--- begin ---

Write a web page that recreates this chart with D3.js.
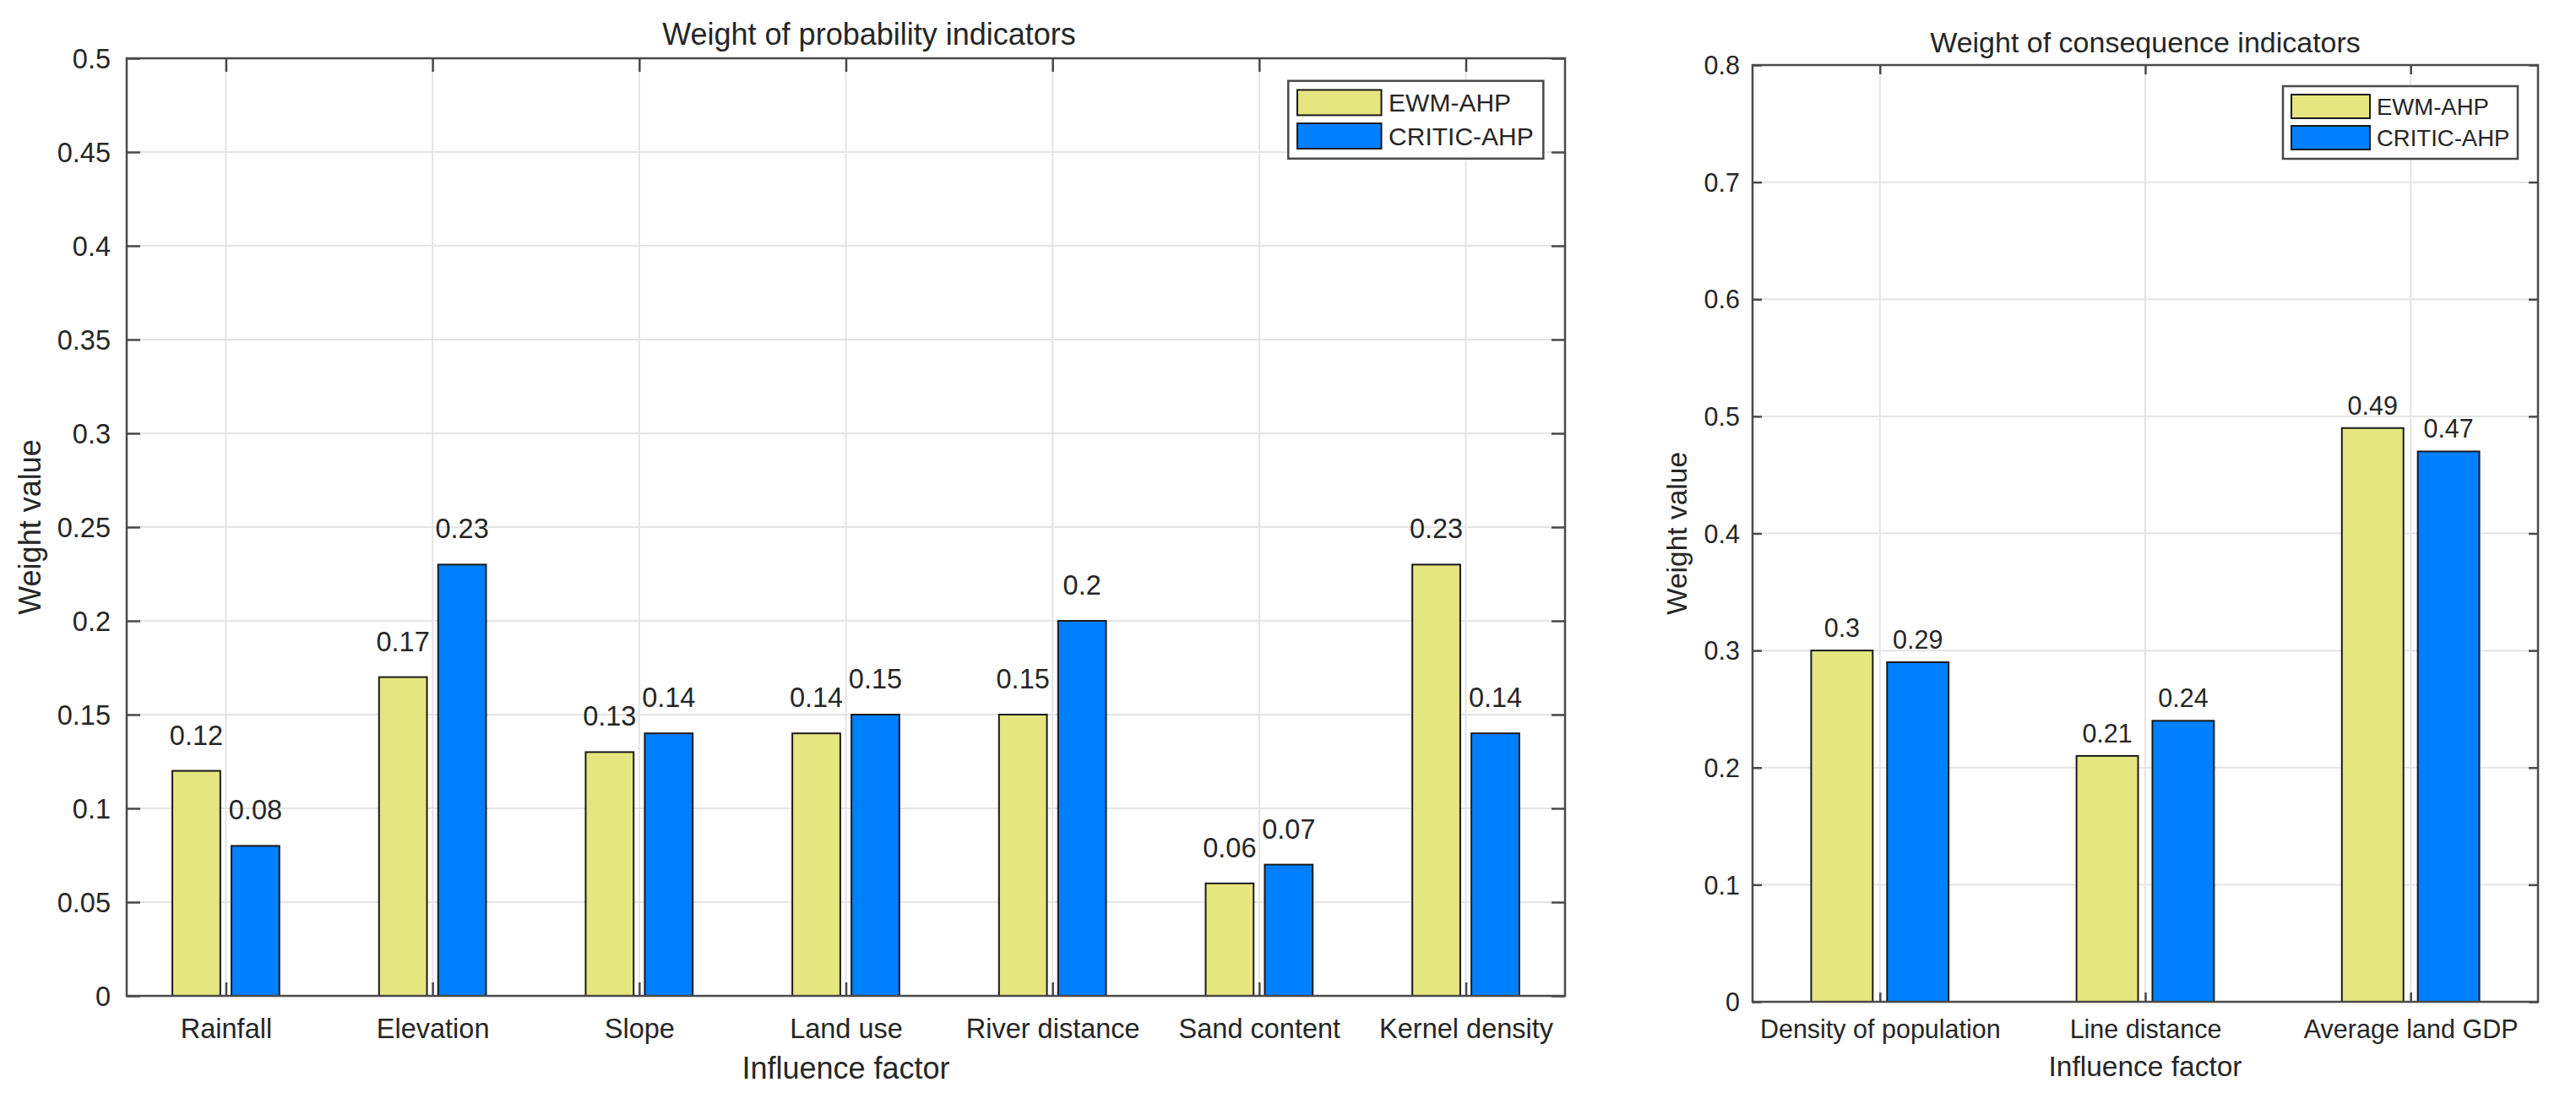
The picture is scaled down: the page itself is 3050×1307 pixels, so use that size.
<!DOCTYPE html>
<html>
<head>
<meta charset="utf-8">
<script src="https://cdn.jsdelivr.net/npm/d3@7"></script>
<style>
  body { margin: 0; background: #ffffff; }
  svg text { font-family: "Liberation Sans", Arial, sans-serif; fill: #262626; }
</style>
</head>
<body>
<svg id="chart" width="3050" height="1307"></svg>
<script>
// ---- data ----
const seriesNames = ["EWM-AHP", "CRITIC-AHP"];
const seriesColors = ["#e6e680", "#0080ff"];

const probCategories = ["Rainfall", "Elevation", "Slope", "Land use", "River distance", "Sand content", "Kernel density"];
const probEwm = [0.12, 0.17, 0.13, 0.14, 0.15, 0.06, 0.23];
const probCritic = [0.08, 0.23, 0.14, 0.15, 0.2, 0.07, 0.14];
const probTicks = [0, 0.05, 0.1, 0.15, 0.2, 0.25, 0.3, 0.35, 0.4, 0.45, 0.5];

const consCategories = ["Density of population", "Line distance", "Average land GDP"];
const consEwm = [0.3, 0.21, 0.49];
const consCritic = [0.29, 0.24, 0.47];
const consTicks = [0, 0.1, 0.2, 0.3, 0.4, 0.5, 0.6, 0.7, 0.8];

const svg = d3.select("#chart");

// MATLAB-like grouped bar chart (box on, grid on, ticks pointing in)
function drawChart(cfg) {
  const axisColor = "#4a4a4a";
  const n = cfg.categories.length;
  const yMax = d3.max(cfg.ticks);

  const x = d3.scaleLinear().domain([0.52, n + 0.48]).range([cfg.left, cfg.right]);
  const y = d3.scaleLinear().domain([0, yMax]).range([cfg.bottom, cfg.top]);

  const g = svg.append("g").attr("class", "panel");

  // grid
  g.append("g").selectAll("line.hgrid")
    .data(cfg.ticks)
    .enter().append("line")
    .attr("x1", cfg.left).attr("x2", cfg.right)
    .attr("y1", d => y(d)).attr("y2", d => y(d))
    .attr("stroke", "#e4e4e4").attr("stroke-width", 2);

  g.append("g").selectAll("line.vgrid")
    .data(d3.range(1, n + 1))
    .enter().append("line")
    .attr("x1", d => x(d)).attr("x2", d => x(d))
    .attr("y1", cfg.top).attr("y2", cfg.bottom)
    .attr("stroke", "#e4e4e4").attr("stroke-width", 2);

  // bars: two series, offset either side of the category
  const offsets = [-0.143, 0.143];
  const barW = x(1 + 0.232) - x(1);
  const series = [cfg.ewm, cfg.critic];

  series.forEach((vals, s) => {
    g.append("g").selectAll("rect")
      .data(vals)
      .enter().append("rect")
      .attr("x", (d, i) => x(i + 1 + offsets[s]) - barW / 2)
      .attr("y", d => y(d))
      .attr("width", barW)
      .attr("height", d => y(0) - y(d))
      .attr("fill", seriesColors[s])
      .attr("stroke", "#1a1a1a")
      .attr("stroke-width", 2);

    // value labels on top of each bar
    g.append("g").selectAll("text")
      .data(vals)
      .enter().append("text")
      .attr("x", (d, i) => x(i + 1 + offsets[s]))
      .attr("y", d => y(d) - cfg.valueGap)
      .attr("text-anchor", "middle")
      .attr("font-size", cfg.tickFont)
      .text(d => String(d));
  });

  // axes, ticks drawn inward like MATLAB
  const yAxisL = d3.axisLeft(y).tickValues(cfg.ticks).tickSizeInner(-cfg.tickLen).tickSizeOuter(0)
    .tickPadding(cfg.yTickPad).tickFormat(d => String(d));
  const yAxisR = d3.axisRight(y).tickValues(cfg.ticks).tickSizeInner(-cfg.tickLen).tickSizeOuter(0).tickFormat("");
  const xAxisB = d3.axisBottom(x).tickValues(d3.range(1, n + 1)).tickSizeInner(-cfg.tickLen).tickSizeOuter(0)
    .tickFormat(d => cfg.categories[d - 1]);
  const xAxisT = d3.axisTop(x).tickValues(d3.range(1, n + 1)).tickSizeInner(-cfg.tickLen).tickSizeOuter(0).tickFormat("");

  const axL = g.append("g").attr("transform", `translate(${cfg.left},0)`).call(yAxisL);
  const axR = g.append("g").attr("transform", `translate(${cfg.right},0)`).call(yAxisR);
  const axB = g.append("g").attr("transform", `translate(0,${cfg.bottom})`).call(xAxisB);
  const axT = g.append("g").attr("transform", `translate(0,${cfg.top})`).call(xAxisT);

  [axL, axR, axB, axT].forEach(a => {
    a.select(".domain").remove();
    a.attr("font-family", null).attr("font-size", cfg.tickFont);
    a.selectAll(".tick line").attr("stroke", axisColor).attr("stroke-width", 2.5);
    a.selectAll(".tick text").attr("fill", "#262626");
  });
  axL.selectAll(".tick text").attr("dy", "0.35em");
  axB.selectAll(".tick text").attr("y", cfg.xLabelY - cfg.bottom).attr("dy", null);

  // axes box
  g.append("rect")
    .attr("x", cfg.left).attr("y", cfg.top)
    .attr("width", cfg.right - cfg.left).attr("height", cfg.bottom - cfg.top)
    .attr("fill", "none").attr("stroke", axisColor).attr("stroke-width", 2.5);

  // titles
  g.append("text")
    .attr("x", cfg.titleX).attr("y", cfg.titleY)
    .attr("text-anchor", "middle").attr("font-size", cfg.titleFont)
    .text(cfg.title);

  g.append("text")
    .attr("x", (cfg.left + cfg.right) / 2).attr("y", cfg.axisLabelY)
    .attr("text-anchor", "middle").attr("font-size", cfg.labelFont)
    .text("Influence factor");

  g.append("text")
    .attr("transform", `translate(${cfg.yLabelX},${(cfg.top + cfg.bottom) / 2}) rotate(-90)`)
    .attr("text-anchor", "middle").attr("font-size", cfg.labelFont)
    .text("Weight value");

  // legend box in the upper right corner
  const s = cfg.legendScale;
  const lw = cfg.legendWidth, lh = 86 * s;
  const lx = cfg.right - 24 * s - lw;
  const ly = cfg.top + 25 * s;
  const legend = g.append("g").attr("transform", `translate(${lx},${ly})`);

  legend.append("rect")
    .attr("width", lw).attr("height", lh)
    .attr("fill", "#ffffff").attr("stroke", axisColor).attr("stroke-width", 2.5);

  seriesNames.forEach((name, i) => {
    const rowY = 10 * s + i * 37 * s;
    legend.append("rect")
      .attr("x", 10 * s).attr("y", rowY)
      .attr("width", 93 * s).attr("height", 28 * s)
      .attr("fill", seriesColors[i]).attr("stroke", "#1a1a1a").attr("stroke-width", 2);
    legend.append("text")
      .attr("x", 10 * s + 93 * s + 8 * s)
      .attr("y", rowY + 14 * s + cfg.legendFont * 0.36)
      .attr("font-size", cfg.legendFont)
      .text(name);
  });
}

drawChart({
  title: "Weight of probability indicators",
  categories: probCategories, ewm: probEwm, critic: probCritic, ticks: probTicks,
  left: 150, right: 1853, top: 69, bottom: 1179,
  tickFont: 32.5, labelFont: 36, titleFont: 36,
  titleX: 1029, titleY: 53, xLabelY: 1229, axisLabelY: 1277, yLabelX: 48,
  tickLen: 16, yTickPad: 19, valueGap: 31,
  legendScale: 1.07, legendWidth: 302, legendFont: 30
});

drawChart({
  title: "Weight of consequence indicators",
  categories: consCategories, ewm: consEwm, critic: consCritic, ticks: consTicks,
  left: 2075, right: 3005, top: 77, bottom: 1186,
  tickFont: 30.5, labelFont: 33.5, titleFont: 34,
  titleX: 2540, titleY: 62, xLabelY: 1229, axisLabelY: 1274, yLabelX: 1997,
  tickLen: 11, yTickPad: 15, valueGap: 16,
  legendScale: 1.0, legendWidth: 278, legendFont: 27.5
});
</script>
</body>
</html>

--- end ---

* [PROBLEM DESCRIPTION]:
All of the material above is to be copied exactly, except for its images.

* [RIGHT ANSWER]:
Write a web page that recreates this chart with D3.js.
The picture is scaled down: the page itself is 3050×1307 pixels, so use that size.
<!DOCTYPE html>
<html>
<head>
<meta charset="utf-8">
<script src="https://cdn.jsdelivr.net/npm/d3@7"></script>
<style>
  body { margin: 0; background: #ffffff; }
  svg text { font-family: "Liberation Sans", Arial, sans-serif; fill: #262626; }
</style>
</head>
<body>
<svg id="chart" width="3050" height="1307"></svg>
<script>
// ---- data ----
const seriesNames = ["EWM-AHP", "CRITIC-AHP"];
const seriesColors = ["#e6e680", "#0080ff"];

const probCategories = ["Rainfall", "Elevation", "Slope", "Land use", "River distance", "Sand content", "Kernel density"];
const probEwm = [0.12, 0.17, 0.13, 0.14, 0.15, 0.06, 0.23];
const probCritic = [0.08, 0.23, 0.14, 0.15, 0.2, 0.07, 0.14];
const probTicks = [0, 0.05, 0.1, 0.15, 0.2, 0.25, 0.3, 0.35, 0.4, 0.45, 0.5];

const consCategories = ["Density of population", "Line distance", "Average land GDP"];
const consEwm = [0.3, 0.21, 0.49];
const consCritic = [0.29, 0.24, 0.47];
const consTicks = [0, 0.1, 0.2, 0.3, 0.4, 0.5, 0.6, 0.7, 0.8];

const svg = d3.select("#chart");

// MATLAB-like grouped bar chart (box on, grid on, ticks pointing in)
function drawChart(cfg) {
  const axisColor = "#4a4a4a";
  const n = cfg.categories.length;
  const yMax = d3.max(cfg.ticks);

  const x = d3.scaleLinear().domain([0.52, n + 0.48]).range([cfg.left, cfg.right]);
  const y = d3.scaleLinear().domain([0, yMax]).range([cfg.bottom, cfg.top]);

  const g = svg.append("g").attr("class", "panel");

  // grid
  g.append("g").selectAll("line.hgrid")
    .data(cfg.ticks)
    .enter().append("line")
    .attr("x1", cfg.left).attr("x2", cfg.right)
    .attr("y1", d => y(d)).attr("y2", d => y(d))
    .attr("stroke", "#e4e4e4").attr("stroke-width", 2);

  g.append("g").selectAll("line.vgrid")
    .data(d3.range(1, n + 1))
    .enter().append("line")
    .attr("x1", d => x(d)).attr("x2", d => x(d))
    .attr("y1", cfg.top).attr("y2", cfg.bottom)
    .attr("stroke", "#e4e4e4").attr("stroke-width", 2);

  // bars: two series, offset either side of the category
  const offsets = [-0.143, 0.143];
  const barW = x(1 + 0.232) - x(1);
  const series = [cfg.ewm, cfg.critic];

  series.forEach((vals, s) => {
    g.append("g").selectAll("rect")
      .data(vals)
      .enter().append("rect")
      .attr("x", (d, i) => x(i + 1 + offsets[s]) - barW / 2)
      .attr("y", d => y(d))
      .attr("width", barW)
      .attr("height", d => y(0) - y(d))
      .attr("fill", seriesColors[s])
      .attr("stroke", "#1a1a1a")
      .attr("stroke-width", 2);

    // value labels on top of each bar
    g.append("g").selectAll("text")
      .data(vals)
      .enter().append("text")
      .attr("x", (d, i) => x(i + 1 + offsets[s]))
      .attr("y", d => y(d) - cfg.valueGap)
      .attr("text-anchor", "middle")
      .attr("font-size", cfg.tickFont)
      .text(d => String(d));
  });

  // axes, ticks drawn inward like MATLAB
  const yAxisL = d3.axisLeft(y).tickValues(cfg.ticks).tickSizeInner(-cfg.tickLen).tickSizeOuter(0)
    .tickPadding(cfg.yTickPad).tickFormat(d => String(d));
  const yAxisR = d3.axisRight(y).tickValues(cfg.ticks).tickSizeInner(-cfg.tickLen).tickSizeOuter(0).tickFormat("");
  const xAxisB = d3.axisBottom(x).tickValues(d3.range(1, n + 1)).tickSizeInner(-cfg.tickLen).tickSizeOuter(0)
    .tickFormat(d => cfg.categories[d - 1]);
  const xAxisT = d3.axisTop(x).tickValues(d3.range(1, n + 1)).tickSizeInner(-cfg.tickLen).tickSizeOuter(0).tickFormat("");

  const axL = g.append("g").attr("transform", `translate(${cfg.left},0)`).call(yAxisL);
  const axR = g.append("g").attr("transform", `translate(${cfg.right},0)`).call(yAxisR);
  const axB = g.append("g").attr("transform", `translate(0,${cfg.bottom})`).call(xAxisB);
  const axT = g.append("g").attr("transform", `translate(0,${cfg.top})`).call(xAxisT);

  [axL, axR, axB, axT].forEach(a => {
    a.select(".domain").remove();
    a.attr("font-family", null).attr("font-size", cfg.tickFont);
    a.selectAll(".tick line").attr("stroke", axisColor).attr("stroke-width", 2.5);
    a.selectAll(".tick text").attr("fill", "#262626");
  });
  axL.selectAll(".tick text").attr("dy", "0.35em");
  axB.selectAll(".tick text").attr("y", cfg.xLabelY - cfg.bottom).attr("dy", null);

  // axes box
  g.append("rect")
    .attr("x", cfg.left).attr("y", cfg.top)
    .attr("width", cfg.right - cfg.left).attr("height", cfg.bottom - cfg.top)
    .attr("fill", "none").attr("stroke", axisColor).attr("stroke-width", 2.5);

  // titles
  g.append("text")
    .attr("x", cfg.titleX).attr("y", cfg.titleY)
    .attr("text-anchor", "middle").attr("font-size", cfg.titleFont)
    .text(cfg.title);

  g.append("text")
    .attr("x", (cfg.left + cfg.right) / 2).attr("y", cfg.axisLabelY)
    .attr("text-anchor", "middle").attr("font-size", cfg.labelFont)
    .text("Influence factor");

  g.append("text")
    .attr("transform", `translate(${cfg.yLabelX},${(cfg.top + cfg.bottom) / 2}) rotate(-90)`)
    .attr("text-anchor", "middle").attr("font-size", cfg.labelFont)
    .text("Weight value");

  // legend box in the upper right corner
  const s = cfg.legendScale;
  const lw = cfg.legendWidth, lh = 86 * s;
  const lx = cfg.right - 24 * s - lw;
  const ly = cfg.top + 25 * s;
  const legend = g.append("g").attr("transform", `translate(${lx},${ly})`);

  legend.append("rect")
    .attr("width", lw).attr("height", lh)
    .attr("fill", "#ffffff").attr("stroke", axisColor).attr("stroke-width", 2.5);

  seriesNames.forEach((name, i) => {
    const rowY = 10 * s + i * 37 * s;
    legend.append("rect")
      .attr("x", 10 * s).attr("y", rowY)
      .attr("width", 93 * s).attr("height", 28 * s)
      .attr("fill", seriesColors[i]).attr("stroke", "#1a1a1a").attr("stroke-width", 2);
    legend.append("text")
      .attr("x", 10 * s + 93 * s + 8 * s)
      .attr("y", rowY + 14 * s + cfg.legendFont * 0.36)
      .attr("font-size", cfg.legendFont)
      .text(name);
  });
}

drawChart({
  title: "Weight of probability indicators",
  categories: probCategories, ewm: probEwm, critic: probCritic, ticks: probTicks,
  left: 150, right: 1853, top: 69, bottom: 1179,
  tickFont: 32.5, labelFont: 36, titleFont: 36,
  titleX: 1029, titleY: 53, xLabelY: 1229, axisLabelY: 1277, yLabelX: 48,
  tickLen: 16, yTickPad: 19, valueGap: 31,
  legendScale: 1.07, legendWidth: 302, legendFont: 30
});

drawChart({
  title: "Weight of consequence indicators",
  categories: consCategories, ewm: consEwm, critic: consCritic, ticks: consTicks,
  left: 2075, right: 3005, top: 77, bottom: 1186,
  tickFont: 30.5, labelFont: 33.5, titleFont: 34,
  titleX: 2540, titleY: 62, xLabelY: 1229, axisLabelY: 1274, yLabelX: 1997,
  tickLen: 11, yTickPad: 15, valueGap: 16,
  legendScale: 1.0, legendWidth: 278, legendFont: 27.5
});
</script>
</body>
</html>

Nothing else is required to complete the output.